"""

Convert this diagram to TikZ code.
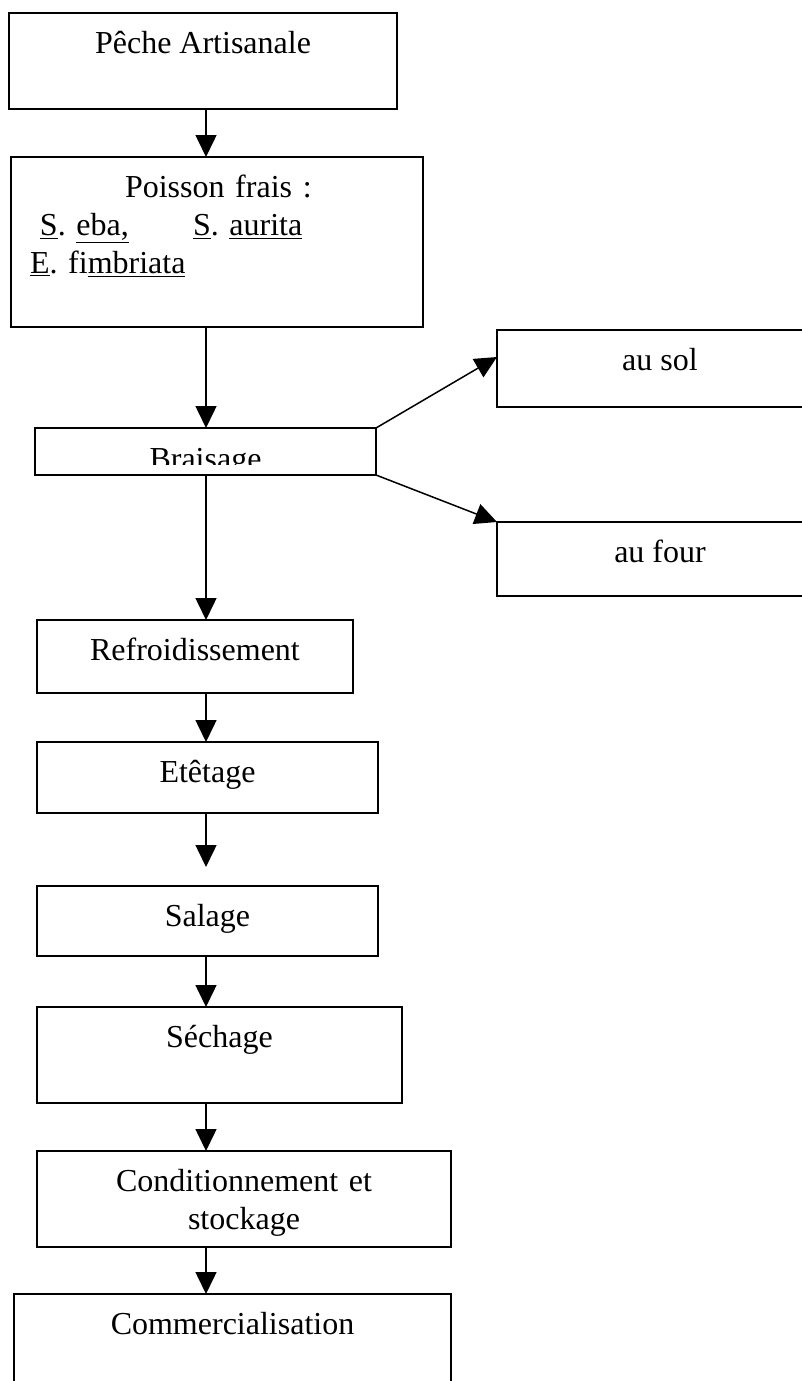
\documentclass[tikz,border=0pt]{standalone}
\usepackage{fontspec}
\setmainfont{Liberation Serif}
\usetikzlibrary{arrows.meta,positioning}
\newcommand\boxfont{\fontsize{16}{19}\selectfont\frenchspacing}
\tikzset{box/.style 2 args={ % #1 = width, #2 = depth below the first baseline
            draw, line width=0.9pt,
            minimum width=#1,
            inner xsep=0pt, inner ysep=0pt, outer sep=0pt,
            text height=20pt, text depth=#2, % text sits at the top of the box
            align=center,
            font=\boxfont},
        every edge/.style={ % Sets the properties for each arrow
            draw,
            line width=0.75pt,
            -{Triangle[length=11pt,width=10.5pt]}}
        }

\begin{document}
\begin{tikzpicture}
    \useasboundingbox (0,0) rectangle (401pt,-690.5pt);
    \coordinate (stem) at (103pt,0); % x of the main column of arrows

    \node[box={194pt}{28pt}, anchor=north] (peche) at (101.5pt,-6.5pt) {Pêche Artisanale};
    \node[box={206pt}{65pt}, text width=187pt, inner xsep=9.5pt, align=left] (poisson) [below=24pt of peche, xshift=7pt]
        {\hspace*{47.5pt}Poisson frais :\\
         \hspace*{5pt}\makebox[76.5pt][l]{\underline{S}. \underline{eba,}}\underline{S}. \underline{aurita}\\
         \underline{E}. fi\underline{mbriata}};
    \node[box={170.5pt}{3.5pt},
        path picture={
            \clip (path picture bounding box.north west) rectangle ([yshift=-18pt]path picture bounding box.north east);
            \node[anchor=base, font=\boxfont] at ([yshift=-20.75pt]path picture bounding box.north) {Braisage};
        }] (braisage) [below=50.5pt of poisson, xshift=-5.75pt] {};
    \node[box={163pt}{18.5pt}] (ausol) [above right=10.5pt and 60.5pt of braisage.north east] {au sol};
    \node[box={163pt}{17pt}] (aufour) [below right=23.5pt and 60.5pt of braisage.south east] {au four};
    \node[box={158pt}{16.5pt}] (refroid) [below=72.5pt of braisage, xshift=-5.25pt] {Refroidissement};
    \node[box={170.5pt}{15.5pt}] (etetage) [below=24.5pt of refroid, xshift=6.25pt] {Etêtage};
    \node[box={170.5pt}{15pt}] (salage) [below=36.5pt of etetage] {Salage};
    \node[box={182.5pt}{28pt}] (sechage) [below=25.5pt of salage, xshift=6pt] {Séchage};
    \node[box={207pt}{28pt}, text width=207pt] (cond) [below=24pt of sechage, xshift=12.25pt] {Conditionnement et\\stockage};
    \node[box={218.5pt}{30pt}] (comm) [below=23.5pt of cond, xshift=-5.75pt] {Commercialisation};

    \path
        (peche.south -| stem) edge (poisson.north -| stem)
        (poisson.south -| stem) edge (braisage.north -| stem)
        (braisage.north east) edge ([yshift=-13.5pt]ausol.north west)
        (braisage.south east) edge (aufour.north west)
        (braisage.south -| stem) edge (refroid.north -| stem)
        (refroid.south -| stem) edge (etetage.north -| stem)
        (etetage.south -| stem) edge [shorten >=9.5pt] (salage.north -| stem)
        (salage.south -| stem) edge (sechage.north -| stem)
        (sechage.south -| stem) edge (cond.north -| stem)
        (cond.south -| stem) edge (comm.north -| stem);
\end{tikzpicture}
\end{document}
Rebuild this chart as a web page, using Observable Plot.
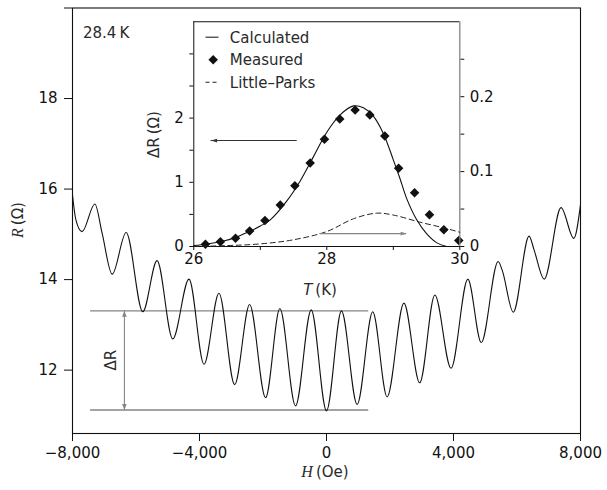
<!DOCTYPE html>
<html><head><meta charset="utf-8">
<script src="https://cdn.jsdelivr.net/npm/d3@7"></script>
<script src="https://cdn.jsdelivr.net/npm/@observablehq/plot@0.6"></script>
<style>
html,body{margin:0;padding:0;background:#fff;}
#chart{position:relative;width:607px;height:490px;overflow:hidden;}
#chart svg{position:absolute;left:0;top:0;}
</style></head><body><div id="chart"></div>
<script>
// ---------- main panel data: R(H) at 28.4 K ----------
const fieldH = [-8000,-7893,-7700,-7296,-7066,-6750,-6310,-5787,-5336,-4843,-4330,-3858,-3387,-2893,-2421,-1918,-1468,-975,-482,0,472,965,1456,1909,2438,2936,3412,3922,4452,4874,5406,5533,5883,6381,6540,6857,7387,7790,8000];
const resistance = [15.87,15.32,15.06,15.67,15.02,14.12,15.04,13.29,14.42,12.69,14.01,12.13,13.70,11.68,13.45,11.39,13.36,11.21,13.33,11.10,13.31,11.24,13.29,11.41,13.48,11.72,13.66,12.04,14.01,12.61,14.40,14.21,13.28,14.96,14.65,14.01,15.59,14.91,15.65];
const mainXDomain = [-8000, 8000];
const mainYDomain = [10.6, 20];
const mainXTicks = [-8000, -4000, 0, 4000, 8000];
const mainYTicks = [12, 14, 16, 18, 20];
const mainYTickLabels = ["12", "14", "16", "18", ""];
const deltaRLevels = [13.31, 11.12];
const deltaRSpanH = [-7430, 1330];
const deltaRArrowH = [-6365];
const deltaRLabel = ["ΔR"];
const deltaRLabelPos = [-6783, 12.22];
const tempLabel = ["28.4\u2009K"];

// ---------- inset data: ΔR(T) ----------
const measT = [26.175,26.40,26.627,26.84,27.07,27.30,27.52,27.75,27.965,28.195,28.426,28.647,28.872,29.08,29.32,29.544,29.76,29.985];
const measDR = [0.036,0.073,0.13,0.24,0.405,0.645,0.945,1.30,1.67,1.985,2.125,2.05,1.72,1.22,0.836,0.494,0.26,0.094];
const calcT = [26.0,26.2,26.45,26.65,26.85,27.0,27.15,27.4,27.6,27.8,28.0,28.2,28.4,28.55,28.7,28.85,29.0,29.1,29.2,29.35,29.5,29.65,29.8];
const calcDR = [0.015,0.04,0.085,0.15,0.24,0.32,0.415,0.71,1.02,1.40,1.78,2.05,2.19,2.16,2.03,1.76,1.35,1.06,0.75,0.42,0.2,0.06,0.0];
const lpT = [26.0,26.5,27.0,27.5,28.0,28.4,28.75,29.0,29.4,29.8,30.0];
const lpDR = [0.0,0.0012,0.0035,0.009,0.02,0.037,0.0445,0.042,0.0325,0.024,0.019];
const insetXDomain = [26, 30];
const insetLeftDomain = [0, 3.5];
const insetRightDomain = [0, 0.3];
const insetXTicks = [26, 27, 28, 29, 30];
const insetXTickLabels = ["26", "", "28", "", "30"];
const insetLeftTicks = [0, 0.5, 1, 1.5, 2, 2.5, 3];
const insetLeftTickLabels = ["0", "", "1", "", "2", "", ""];
const insetRightTicks = [0, 0.05, 0.1, 0.15, 0.2, 0.25];
const insetRightTickLabels = ["0", "", "0.1", "", "0.2", ""];
const legendLabels = ["Calculated", "Measured", "Little\u2013Parks"];
const leftArrowT = [27.555, 26.26];
const leftArrowDR = [1.65];
const rightArrowT = [27.895, 29.2];
const rightArrowDR = [0.0172];

// ---------- styling ----------
const W = 607, H = 490;
const FONT = "DejaVu Sans";
const TXT = "#2a2a2a";
const GRAY = "#858585";
const baseStyle = {fontFamily: FONT, fontSize: "15px", color: "#111", overflow: "visible"};

const sym = (f) => ({draw(ctx) { f(ctx); }});
const headUp = sym(c => { c.moveTo(0,0); c.lineTo(-2.3,6); c.lineTo(2.3,6); c.closePath(); });
const headDown = sym(c => { c.moveTo(0,0); c.lineTo(-2.3,-6); c.lineTo(2.3,-6); c.closePath(); });
const headLeft = sym(c => { c.moveTo(0,0); c.lineTo(6,-1.9); c.lineTo(6,1.9); c.closePath(); });
const headRight = sym(c => { c.moveTo(0,0); c.lineTo(-6,-1.9); c.lineTo(-6,1.9); c.closePath(); });
const swatch = sym(c => { c.moveTo(-6.5,0); c.lineTo(6.5,0); });
const diamond = d3.symbolDiamond2 || "diamond";

const mainData = fieldH.map((h, i) => ({h, r: resistance[i]}));
const fmtIdx = (ticks, labels) => d => { const i = ticks.findIndex(t => Math.abs(t - d) < 1e-9); return i < 0 ? "" : labels[i]; };

const main = Plot.plot({
  width: W, height: H,
  marginLeft: 72, marginRight: 27, marginTop: 7.5, marginBottom: 57,
  style: {...baseStyle, background: "white"},
  x: {domain: mainXDomain, ticks: mainXTicks, tickFormat: d3.format(","), tickSize: 8, tickPadding: 6, label: null},
  y: {domain: mainYDomain, ticks: mainYTicks, tickFormat: fmtIdx(mainYTicks, mainYTickLabels), tickSize: 8, tickPadding: 7, label: null},
  marks: [
    Plot.frame({stroke: "#111", strokeWidth: 1.1}),
    Plot.ruleY(deltaRLevels, {x1: () => deltaRSpanH[0], x2: () => deltaRSpanH[1], stroke: GRAY, strokeWidth: 1.4}),
    Plot.ruleX(deltaRArrowH, {y1: () => deltaRLevels[0], y2: () => deltaRLevels[1], stroke: GRAY, strokeWidth: 1.1}),
    Plot.dot(deltaRArrowH, {x: d => d, y: () => deltaRLevels[0], symbol: headUp, fill: GRAY, stroke: "none"}),
    Plot.dot(deltaRArrowH, {x: d => d, y: () => deltaRLevels[1], symbol: headDown, fill: GRAY, stroke: "none"}),
    Plot.line(mainData, {x: "h", y: "r", curve: "monotone-x", stroke: "#111", strokeWidth: 1.1}),
    Plot.text(deltaRLabel, {x: () => deltaRLabelPos[0], y: () => deltaRLabelPos[1], text: d => d, rotate: -90, fill: TXT, textAnchor: "middle", lineAnchor: "middle"}),
    Plot.text(tempLabel, {frameAnchor: "top-left", dx: 10.5, dy: 25, text: d => d, fill: TXT, textAnchor: "start", lineAnchor: "middle"})
  ]
});

const insetMargins = {marginLeft: 193.3, marginRight: W - 459.3, marginTop: 21.3, marginBottom: H - 246};
const measData = measT.map((t, i) => ({t, v: measDR[i]}));
const calcData = calcT.map((t, i) => ({t, v: calcDR[i]}));
const lpData = lpT.map((t, i) => ({t, v: lpDR[i]}));

const inset = Plot.plot({
  width: W, height: H, ...insetMargins,
  style: {...baseStyle, background: "transparent"},
  x: {domain: insetXDomain, ticks: insetXTicks, tickFormat: fmtIdx(insetXTicks, insetXTickLabels), tickSize: 4, tickPadding: 2.5, label: null, line: true},
  y: {domain: insetLeftDomain, ticks: insetLeftTicks, tickFormat: fmtIdx(insetLeftTicks, insetLeftTickLabels), tickSize: 4, tickPadding: 6, label: null, line: true},
  marks: [
    Plot.ruleY([insetLeftDomain[1]], {stroke: "#111", strokeWidth: 1.1}),
    Plot.line(calcData, {x: "t", y: "v", curve: "catmull-rom", stroke: "#111", strokeWidth: 1.1}),
    Plot.dot(measData, {x: "t", y: "v", symbol: diamond, r: 4.3, fill: "#111", stroke: "none"}),
    Plot.ruleY(leftArrowDR, {x1: () => leftArrowT[0], x2: () => leftArrowT[1], stroke: "#333", strokeWidth: 1.1}),
    Plot.dot(leftArrowDR, {x: () => leftArrowT[1], y: d => d, symbol: headLeft, fill: "#333", stroke: "none"}),
    // legend
    Plot.dot([legendLabels[0]], {frameAnchor: "top-left", dx: 18.2, dy: 15.4, symbol: swatch, fill: "none", stroke: "#222", strokeWidth: 1.1}),
    Plot.dot([legendLabels[1]], {frameAnchor: "top-left", dx: 19.4, dy: 38, symbol: diamond, r: 4.3, fill: "#111", stroke: "none"}),
    Plot.dot([legendLabels[2]], {frameAnchor: "top-left", dx: 18.2, dy: 60.4, symbol: swatch, fill: "none", stroke: "#222", strokeWidth: 1.1, strokeDasharray: "4,3"}),
    Plot.text([legendLabels[0]], {frameAnchor: "top-left", dx: 36, dy: 16.5, text: d => d, fill: TXT, textAnchor: "start", lineAnchor: "middle"}),
    Plot.text([legendLabels[1]], {frameAnchor: "top-left", dx: 36, dy: 38, text: d => d, fill: TXT, textAnchor: "start", lineAnchor: "middle"}),
    Plot.text([legendLabels[2]], {frameAnchor: "top-left", dx: 36, dy: 60.9, text: d => d, fill: TXT, textAnchor: "start", lineAnchor: "middle"})
  ]
});

const insetRight = Plot.plot({
  width: W, height: H, ...insetMargins,
  style: {...baseStyle, background: "transparent"},
  x: {domain: insetXDomain, axis: null},
  y: {domain: insetRightDomain, axis: "right", ticks: insetRightTicks, tickFormat: fmtIdx(insetRightTicks, insetRightTickLabels), tickSize: 4, tickPadding: 6, label: null},
  marks: [
    Plot.ruleX([insetXDomain[1]], {stroke: GRAY, strokeWidth: 1.3}),
    Plot.line(lpData, {x: "t", y: "v", curve: "catmull-rom", stroke: "#222", strokeWidth: 1, strokeDasharray: "5,3.5"}),
    Plot.ruleY(rightArrowDR, {x1: () => rightArrowT[0], x2: () => rightArrowT[1], stroke: GRAY, strokeWidth: 1.3}),
    Plot.dot(rightArrowDR, {x: () => rightArrowT[1], y: d => d, symbol: headRight, fill: GRAY, stroke: "none"})
  ]
});

const root = document.getElementById("chart");
root.append(main, inset, insetRight);

// axis titles with mixed styling (real text)
function label(svg, x, y, parts, rotate) {
  const t = d3.select(svg).append("text")
    .attr("transform", `translate(${x},${y})` + (rotate ? ` rotate(${rotate})` : ""))
    .attr("text-anchor", "middle").attr("fill", TXT)
    .style("font-family", FONT).style("font-size", "15px");
  for (const p of parts) {
    const s = t.append("tspan").text(p.text);
    if (p.family) s.style("font-family", p.family);
    if (p.italic) s.style("font-style", "italic");
    if (p.size) s.style("font-size", p.size);
  }
}
label(main, 325, 477, [{text: "H", family: "Liberation Serif", italic: true, size: "16px"}, {text: "\u2009(Oe)"}]);
label(main, 23, 220, [{text: "R", family: "Liberation Serif", italic: true, size: "16px"}, {text: "\u2009(Ω)"}], -90);
label(inset, 320, 294.5, [{text: "T", italic: true}, {text: "\u2009(K)"}]);
label(inset, 158.7, 134.5, [{text: "ΔR\u2009(Ω)"}], -90);
</script>
</body></html>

"""

# WORK REQUIRED
Repeat exactly and only the lines from the start of the data above through the line that holds "column of arrows", inclusive. Pictures do not belong in the copy.

# FINAL RESULT
Convert this diagram to TikZ code.
\documentclass[tikz,border=0pt]{standalone}
\usepackage{fontspec}
\setmainfont{Liberation Serif}
\usetikzlibrary{arrows.meta,positioning}
\newcommand\boxfont{\fontsize{16}{19}\selectfont\frenchspacing}
\tikzset{box/.style 2 args={ % #1 = width, #2 = depth below the first baseline
            draw, line width=0.9pt,
            minimum width=#1,
            inner xsep=0pt, inner ysep=0pt, outer sep=0pt,
            text height=20pt, text depth=#2, % text sits at the top of the box
            align=center,
            font=\boxfont},
        every edge/.style={ % Sets the properties for each arrow
            draw,
            line width=0.75pt,
            -{Triangle[length=11pt,width=10.5pt]}}
        }

\begin{document}
\begin{tikzpicture}
    \useasboundingbox (0,0) rectangle (401pt,-690.5pt);
    \coordinate (stem) at (103pt,0); % x of the main column of arrows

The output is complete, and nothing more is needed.